His last fight was a first round loss to Earnie Shavers in 1971. Alcala, who worked McMurray’s corner for this fight, said, “Bill barely trained, running a little and hitting the bags. He didn’t spar at all, and was paid something like $1,500.”

Three years later, through Henry Clark, a world-ranked contender in 1974, McMurray was hired by George Foreman as a sparring partner for his title defense against Muhammad Ali.  With his height, movement, and reliance on the jab, McMurray had a stylistic resemblance to Ali, and Foreman, already proficient at cutting off the ring, was looking to sharpen those skills for the upcoming fight.

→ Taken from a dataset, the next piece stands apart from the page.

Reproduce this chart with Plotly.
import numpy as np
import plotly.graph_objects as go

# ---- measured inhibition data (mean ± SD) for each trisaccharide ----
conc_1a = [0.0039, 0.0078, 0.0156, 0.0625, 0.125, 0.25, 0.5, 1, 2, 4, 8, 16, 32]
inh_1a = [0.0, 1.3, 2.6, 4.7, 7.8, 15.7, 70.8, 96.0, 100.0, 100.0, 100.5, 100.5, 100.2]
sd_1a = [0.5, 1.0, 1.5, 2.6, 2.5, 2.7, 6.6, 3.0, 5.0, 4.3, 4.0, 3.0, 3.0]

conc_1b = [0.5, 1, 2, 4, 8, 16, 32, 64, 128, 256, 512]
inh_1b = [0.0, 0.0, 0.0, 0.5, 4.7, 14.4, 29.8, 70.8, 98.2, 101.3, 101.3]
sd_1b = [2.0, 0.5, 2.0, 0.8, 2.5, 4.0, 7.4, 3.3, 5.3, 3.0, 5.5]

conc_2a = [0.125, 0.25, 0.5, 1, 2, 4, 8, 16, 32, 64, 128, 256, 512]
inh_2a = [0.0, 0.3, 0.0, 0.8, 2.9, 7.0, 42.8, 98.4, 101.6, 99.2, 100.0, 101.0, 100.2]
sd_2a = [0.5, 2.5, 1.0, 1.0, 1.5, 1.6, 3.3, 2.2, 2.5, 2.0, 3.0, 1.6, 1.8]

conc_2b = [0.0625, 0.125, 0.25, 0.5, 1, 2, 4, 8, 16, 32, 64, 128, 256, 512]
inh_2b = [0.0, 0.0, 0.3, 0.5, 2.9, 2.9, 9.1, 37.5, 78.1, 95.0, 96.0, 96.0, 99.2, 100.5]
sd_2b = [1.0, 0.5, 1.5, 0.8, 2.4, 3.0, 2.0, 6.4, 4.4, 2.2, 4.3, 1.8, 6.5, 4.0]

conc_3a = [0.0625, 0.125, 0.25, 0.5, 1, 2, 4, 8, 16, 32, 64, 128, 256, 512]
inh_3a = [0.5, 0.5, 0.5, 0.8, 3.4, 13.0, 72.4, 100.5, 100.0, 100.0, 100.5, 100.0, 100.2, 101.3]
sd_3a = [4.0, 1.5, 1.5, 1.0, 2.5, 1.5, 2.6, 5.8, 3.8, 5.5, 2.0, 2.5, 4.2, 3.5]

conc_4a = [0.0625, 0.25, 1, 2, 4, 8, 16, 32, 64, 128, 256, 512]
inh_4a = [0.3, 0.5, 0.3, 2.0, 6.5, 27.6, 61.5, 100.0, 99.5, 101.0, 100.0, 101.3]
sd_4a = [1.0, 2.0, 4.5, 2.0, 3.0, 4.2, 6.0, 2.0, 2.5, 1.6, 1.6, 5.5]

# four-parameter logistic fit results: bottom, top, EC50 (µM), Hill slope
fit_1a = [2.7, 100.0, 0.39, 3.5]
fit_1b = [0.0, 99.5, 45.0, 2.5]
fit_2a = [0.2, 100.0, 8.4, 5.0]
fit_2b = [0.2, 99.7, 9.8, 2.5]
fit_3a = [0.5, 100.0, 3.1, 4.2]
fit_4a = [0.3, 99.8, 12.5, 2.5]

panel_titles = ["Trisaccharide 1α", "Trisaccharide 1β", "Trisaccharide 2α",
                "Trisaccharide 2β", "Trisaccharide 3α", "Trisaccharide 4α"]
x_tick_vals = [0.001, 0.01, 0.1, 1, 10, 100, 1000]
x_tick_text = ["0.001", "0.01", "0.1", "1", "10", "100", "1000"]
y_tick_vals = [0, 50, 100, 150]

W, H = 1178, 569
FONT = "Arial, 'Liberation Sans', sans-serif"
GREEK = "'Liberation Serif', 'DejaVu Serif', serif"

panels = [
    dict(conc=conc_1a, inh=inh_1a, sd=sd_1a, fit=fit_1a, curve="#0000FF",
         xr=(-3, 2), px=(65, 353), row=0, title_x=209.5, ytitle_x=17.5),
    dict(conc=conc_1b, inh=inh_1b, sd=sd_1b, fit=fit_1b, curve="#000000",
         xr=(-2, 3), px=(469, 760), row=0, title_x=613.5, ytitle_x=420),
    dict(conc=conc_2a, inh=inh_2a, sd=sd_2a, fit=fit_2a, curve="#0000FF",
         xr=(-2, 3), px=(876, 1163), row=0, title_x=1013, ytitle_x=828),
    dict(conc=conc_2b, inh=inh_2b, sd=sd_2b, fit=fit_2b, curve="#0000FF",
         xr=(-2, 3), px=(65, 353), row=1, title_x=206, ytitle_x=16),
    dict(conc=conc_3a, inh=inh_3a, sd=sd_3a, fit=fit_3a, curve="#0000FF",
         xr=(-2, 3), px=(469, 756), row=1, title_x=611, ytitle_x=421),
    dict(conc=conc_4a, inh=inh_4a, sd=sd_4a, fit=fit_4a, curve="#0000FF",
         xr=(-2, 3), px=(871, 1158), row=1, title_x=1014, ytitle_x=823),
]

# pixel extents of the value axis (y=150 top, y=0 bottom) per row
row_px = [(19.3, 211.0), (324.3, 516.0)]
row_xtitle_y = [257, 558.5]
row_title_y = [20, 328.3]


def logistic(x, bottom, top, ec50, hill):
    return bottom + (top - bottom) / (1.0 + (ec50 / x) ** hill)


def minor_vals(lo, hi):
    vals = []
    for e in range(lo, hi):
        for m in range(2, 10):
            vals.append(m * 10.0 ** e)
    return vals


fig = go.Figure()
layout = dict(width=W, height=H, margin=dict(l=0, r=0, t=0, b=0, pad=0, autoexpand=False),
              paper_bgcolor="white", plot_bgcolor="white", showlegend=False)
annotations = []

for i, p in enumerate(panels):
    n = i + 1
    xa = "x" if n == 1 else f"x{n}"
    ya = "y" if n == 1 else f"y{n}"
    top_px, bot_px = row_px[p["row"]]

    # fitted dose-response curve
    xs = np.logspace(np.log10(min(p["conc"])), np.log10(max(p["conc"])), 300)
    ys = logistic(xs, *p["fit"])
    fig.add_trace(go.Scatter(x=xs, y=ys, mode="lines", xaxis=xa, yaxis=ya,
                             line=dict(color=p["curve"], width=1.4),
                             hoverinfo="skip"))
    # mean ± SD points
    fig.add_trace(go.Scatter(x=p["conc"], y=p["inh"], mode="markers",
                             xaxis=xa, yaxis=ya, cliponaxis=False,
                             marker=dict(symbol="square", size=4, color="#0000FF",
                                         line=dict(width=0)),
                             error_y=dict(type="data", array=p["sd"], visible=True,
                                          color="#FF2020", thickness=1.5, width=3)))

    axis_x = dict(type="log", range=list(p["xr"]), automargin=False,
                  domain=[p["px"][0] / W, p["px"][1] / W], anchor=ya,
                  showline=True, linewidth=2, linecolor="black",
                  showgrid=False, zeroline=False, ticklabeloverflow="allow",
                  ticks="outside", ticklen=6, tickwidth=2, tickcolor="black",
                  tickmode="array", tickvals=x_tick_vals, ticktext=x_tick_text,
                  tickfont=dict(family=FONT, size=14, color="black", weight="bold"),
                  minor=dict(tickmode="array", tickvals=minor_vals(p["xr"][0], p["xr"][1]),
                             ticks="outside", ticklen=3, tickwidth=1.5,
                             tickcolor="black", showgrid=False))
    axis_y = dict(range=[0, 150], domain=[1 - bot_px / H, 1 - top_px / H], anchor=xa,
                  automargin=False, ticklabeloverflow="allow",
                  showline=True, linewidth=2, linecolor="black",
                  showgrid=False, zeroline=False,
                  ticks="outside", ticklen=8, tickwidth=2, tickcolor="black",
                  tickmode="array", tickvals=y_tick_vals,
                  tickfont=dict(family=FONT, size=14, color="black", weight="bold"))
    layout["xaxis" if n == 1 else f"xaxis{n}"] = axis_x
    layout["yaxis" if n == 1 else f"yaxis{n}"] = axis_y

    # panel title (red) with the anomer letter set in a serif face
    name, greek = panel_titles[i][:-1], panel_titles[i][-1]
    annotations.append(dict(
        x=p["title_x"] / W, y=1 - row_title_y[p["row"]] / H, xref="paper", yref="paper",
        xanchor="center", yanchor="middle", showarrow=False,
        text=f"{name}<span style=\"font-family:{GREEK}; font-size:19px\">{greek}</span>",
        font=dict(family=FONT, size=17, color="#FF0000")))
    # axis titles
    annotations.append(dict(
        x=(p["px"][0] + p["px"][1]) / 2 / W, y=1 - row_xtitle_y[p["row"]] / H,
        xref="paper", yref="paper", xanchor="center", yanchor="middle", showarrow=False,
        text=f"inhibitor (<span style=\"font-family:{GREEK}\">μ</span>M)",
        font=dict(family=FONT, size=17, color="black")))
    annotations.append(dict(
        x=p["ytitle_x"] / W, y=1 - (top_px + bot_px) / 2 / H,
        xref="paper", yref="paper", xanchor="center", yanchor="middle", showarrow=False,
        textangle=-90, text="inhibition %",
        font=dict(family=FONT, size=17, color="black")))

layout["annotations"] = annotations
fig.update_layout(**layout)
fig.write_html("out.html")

Also employed was Bay Area light-heavyweight Terry Lee – who did not have much of a punch even against guys weighing 50 pounds less than a heavyweight – for the sole purpose of “running circles around Foreman.”

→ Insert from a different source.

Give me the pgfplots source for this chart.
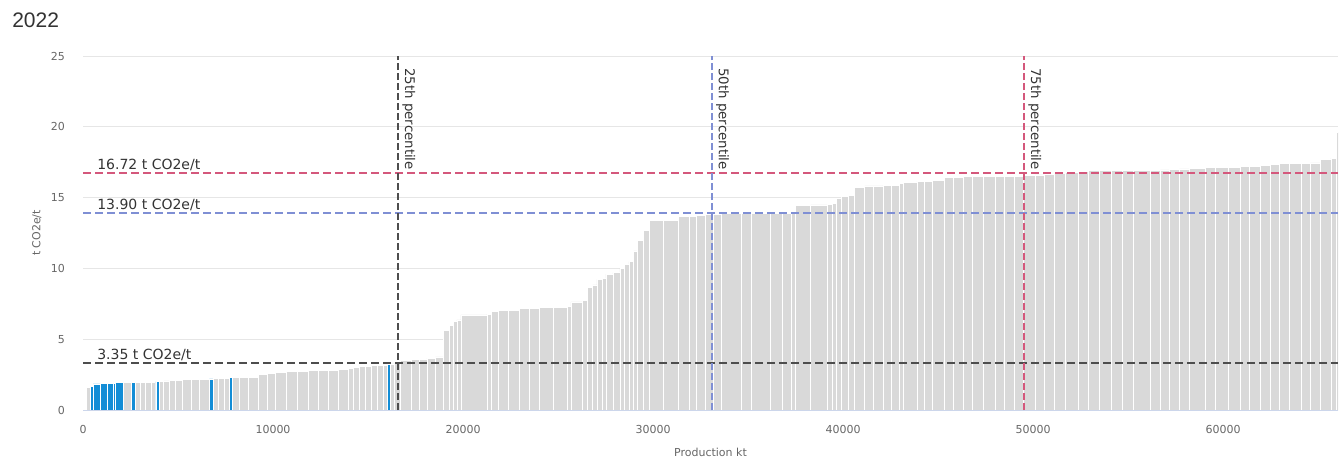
\documentclass[border=0pt]{standalone}
\usepackage{pgfplots}
\pgfplotsset{compat=1.18}
\usepackage{pgfplotstable}
\usepackage{fontspec}
\setmainfont{DejaVu Sans}
\newfontfamily\titlefont{Liberation Sans}
\definecolor{barc}{HTML}{D9D9D9}
\definecolor{bluec}{HTML}{138DD6}
\definecolor{redl}{HTML}{D4587C}
\definecolor{bluel}{HTML}{7F8FD4}
\definecolor{darkl}{HTML}{4D4D4D}
\definecolor{gridc}{HTML}{E6E6E6}
\definecolor{axisc}{HTML}{CCD6EB}
\definecolor{labc}{HTML}{666666}
\definecolor{txtc}{HTML}{333333}

% x = start of bar (kt), y = t CO2e/t, yb = height of the highlighted (blue) bar
\pgfplotstableread{
x y yb
160 1.62 0
370 1.68 1.68
530 1.85 1.85
900 1.88 1.88
1260 1.88 1.88
1600 1.90 1.90
1700 1.95 1.95
2110 1.93 0
2560 1.95 1.95
2730 1.93 0
3000 1.95 0
3300 1.95 0
3600 1.97 0
3830 2.00 2.00
4000 2.02 0
4250 2.05 0
4550 2.07 0
4850 2.10 0
5250 2.15 0
5700 2.15 0
6150 2.17 0
6650 2.20 2.20
6830 2.20 0
7150 2.22 0
7450 2.25 0
7710 2.30 2.30
7880 2.30 0
8250 2.32 0
8700 2.32 0
9250 2.52 0
9700 2.55 0
10150 2.68 0
10700 2.70 0
11300 2.75 0
11850 2.78 0
12400 2.80 0
12900 2.82 0
13450 2.85 0
13950 2.95 0
14250 3.00 0
14550 3.05 0
14850 3.10 0
15200 3.12 0
15500 3.15 0
15800 3.18 0
16020 3.22 3.22
16190 3.25 0
16400 3.30 0
16680 3.50 0
17300 3.60 0
17700 3.60 0
18100 3.65 0
18550 3.75 0
18950 5.60 0
19300 6.00 0
19480 6.24 0
19680 6.36 0
19890 6.71 0
21260 6.75 0
21500 6.94 0
21850 7.01 0
22400 7.03 0
22950 7.15 0
23500 7.17 0
24000 7.25 0
24750 7.27 0
25500 7.30 0
25680 7.63 0
26280 7.72 0
26550 8.67 0
26820 8.83 0
27050 9.23 0
27350 9.30 0
27520 9.60 0
27890 9.70 0
28260 10.00 0
28500 10.30 0
28730 10.47 0
28980 11.23 0
29200 11.96 0
29500 12.70 0
29790 13.37 0
30550 13.40 0
31350 13.65 0
31900 13.68 0
32300 13.77 0
32750 13.80 0
33200 13.82 0
33600 13.85 0
34650 13.85 0
35200 13.87 0
36200 13.88 0
36800 13.90 0
37300 13.95 0
37500 14.45 0
38300 14.48 0
39190 14.50 0
39420 14.60 0
39630 14.95 0
39900 15.11 0
40300 15.15 0
40610 15.73 0
41150 15.82 0
41600 15.82 0
42100 15.84 0
42550 15.85 0
42950 16.00 0
43200 16.05 0
43890 16.12 0
44300 16.15 0
44710 16.24 0
45360 16.40 0
45800 16.42 0
46340 16.48 0
46800 16.48 0
47400 16.50 0
48030 16.50 0
48500 16.52 0
49000 16.52 0
49490 16.55 0
50100 16.60 0
50600 16.62 0
51130 16.72 0
51700 16.75 0
52410 16.83 0
52890 16.90 0
53500 16.90 0
54100 16.92 0
54700 16.92 0
55300 16.92 0
56150 16.90 0
56700 16.95 0
57200 17.00 0
57700 17.02 0
58240 17.07 0
59050 17.14 0
59600 17.15 0
60300 17.15 0
60900 17.18 0
61370 17.23 0
61980 17.30 0
62500 17.32 0
62980 17.42 0
63500 17.42 0
64100 17.42 0
64600 17.45 0
65130 17.70 0
65680 17.78 0
65950 19.60 0
66080 0 0
}\curvedata

\begin{document}
\begin{tikzpicture}
\useasboundingbox (0,0) rectangle (1007.25pt,343.5pt);
\node[anchor=base west, inner sep=0, text=txtc, font=\titlefont\fontsize{15.75}{18}\selectfont] at (9pt,322.5pt) {2022};
\begin{axis}[
  at={(62.25pt,36pt)}, anchor=south west,
  scale only axis, width=941.25pt, height=265.5pt,
  xmin=0, xmax=66050, ymin=0, ymax=25,
  enlargelimits=false,
  xtick={0,10000,20000,30000,40000,50000,60000},
  ytick={0,5,10,15,20,25},
  scaled x ticks=false,
  x tick label as interval=false,
  /pgf/number format/assume math mode=true,
  /pgf/number format/1000 sep={},
  major tick length=0pt,
  ymajorgrids, grid style={draw=gridc, line width=0.75pt},
  axis line style={draw=none},
  tick label style={text=labc, font=\fontsize{8.25}{10}\selectfont},
  yticklabel style={xshift=-10pt},
  xticklabel style={yshift=-8pt},
  label style={text=labc, font=\fontsize{8.25}{10}\selectfont},
  xlabel={Production kt},
  ylabel={t CO2e/t},
  xlabel style={at={(axis description cs:0.5,-0.13)}, anchor=base},
  ylabel style={at={(axis description cs:-0.0339,0.5)}, anchor=base},
]
\addplot[ybar interval, fill=barc, draw=white, line width=0.6pt] table[x=x, y=y] {\curvedata};
\addplot[ybar interval, fill=bluec, draw=white, line width=0.4pt] table[x=x, y=yb] {\curvedata};
\draw[axisc, line width=0.75pt] (rel axis cs:0,0) -- (rel axis cs:1,0);
% thresholds
\addplot[redl, line width=1.25pt, dash pattern=on 6pt off 3pt] coordinates {(0,16.72) (66050,16.72)};
\addplot[bluel, line width=1.25pt, dash pattern=on 6pt off 3pt] coordinates {(0,13.90) (66050,13.90)};
\addplot[darkl, line width=1.5pt, dash pattern=on 6pt off 3pt] coordinates {(0,3.35) (66050,3.35)};
% percentiles
\addplot[darkl, line width=1.1pt, dash pattern=on 5pt off 2.5pt] coordinates {(16580,0) (16580,25)};
\addplot[bluel, line width=1.1pt, dash pattern=on 5pt off 2.5pt] coordinates {(33100,0) (33100,25)};
\addplot[redl, line width=1.1pt, dash pattern=on 5pt off 2.5pt] coordinates {(49530,0) (49530,25)};
\node[anchor=base west, inner sep=0, text=txtc, font=\fontsize{10.5}{12}\selectfont] at (axis cs:740,16.95) {16.72 t CO2e/t};
\node[anchor=base west, inner sep=0, text=txtc, font=\fontsize{10.5}{12}\selectfont] at (axis cs:740,14.13) {13.90 t CO2e/t};
\node[anchor=base west, inner sep=0, text=txtc, font=\fontsize{10.5}{12}\selectfont] at (axis cs:740,3.58) {3.35 t CO2e/t};
\node[anchor=base west, inner sep=0, rotate=-90, text=txtc, font=\fontsize{10}{12}\selectfont] at (axis cs:16950,24.15) {25th percentile};
\node[anchor=base west, inner sep=0, rotate=-90, text=txtc, font=\fontsize{10}{12}\selectfont] at (axis cs:33470,24.15) {50th percentile};
\node[anchor=base west, inner sep=0, rotate=-90, text=txtc, font=\fontsize{10}{12}\selectfont] at (axis cs:49900,24.15) {75th percentile};
\end{axis}
\end{tikzpicture}
\end{document}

Of the seven sparring partners Foreman took to Zaire with him, three – Clark, McMurray, and one-fight professional Stan Ward – were from Sacramento. Four hundred dollars a week for one round of boxing a day. The rumor was that Lee was getting $600 a week, but he was putting in more rounds.

McMurray was the sparring partner Foreman was boxing with when cut a week before the originally scheduled date of the fight, leading to a month-long postponement. McMurray was let go after this but, according to his son Keith, was picked up by the Ali camp for strategizing purposes.

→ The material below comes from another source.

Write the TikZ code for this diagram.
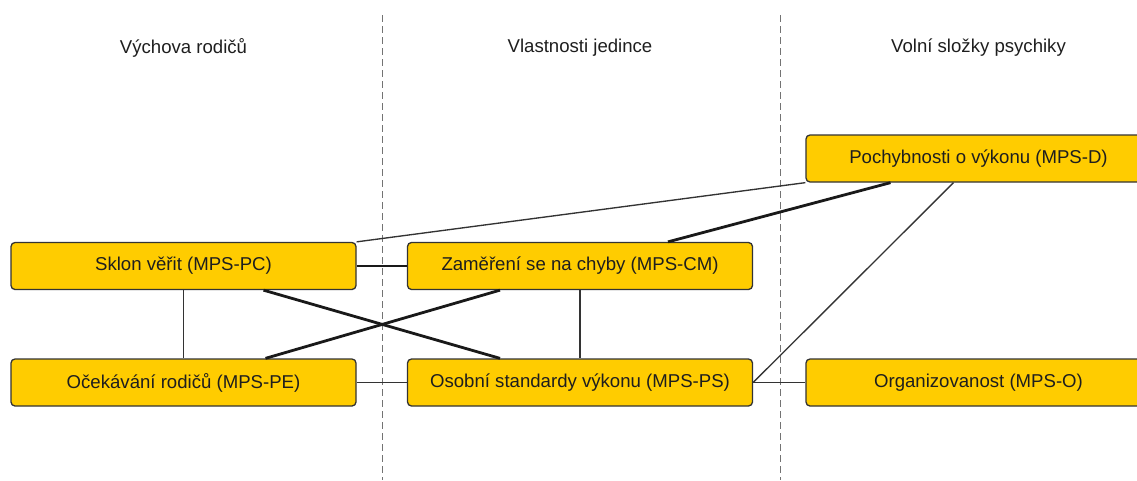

Promoter Chargin would say of McMurray years after the fighter’s retirement that “Bill had more ability than he realized…the one thing that hurt him, he got in that frame of mind of being a sparring partner.”

Alcala, in support of that thinking, said, “In that era Bill was never going to be champion. But, when he was young and came in at around 210 [pounds], he was a good second-tier heavyweight.”

Earnest William McMurray was sometimes called Fred, a nickname possibly inspired by the television program “My Three Sons,” starring Fred MacMurray. Like the father in the show, McMurray the boxer also had three sons, but would have to bury two of them before he, already suffering from Parkinson’s, would die from complications of a stroke on February 23, 2016.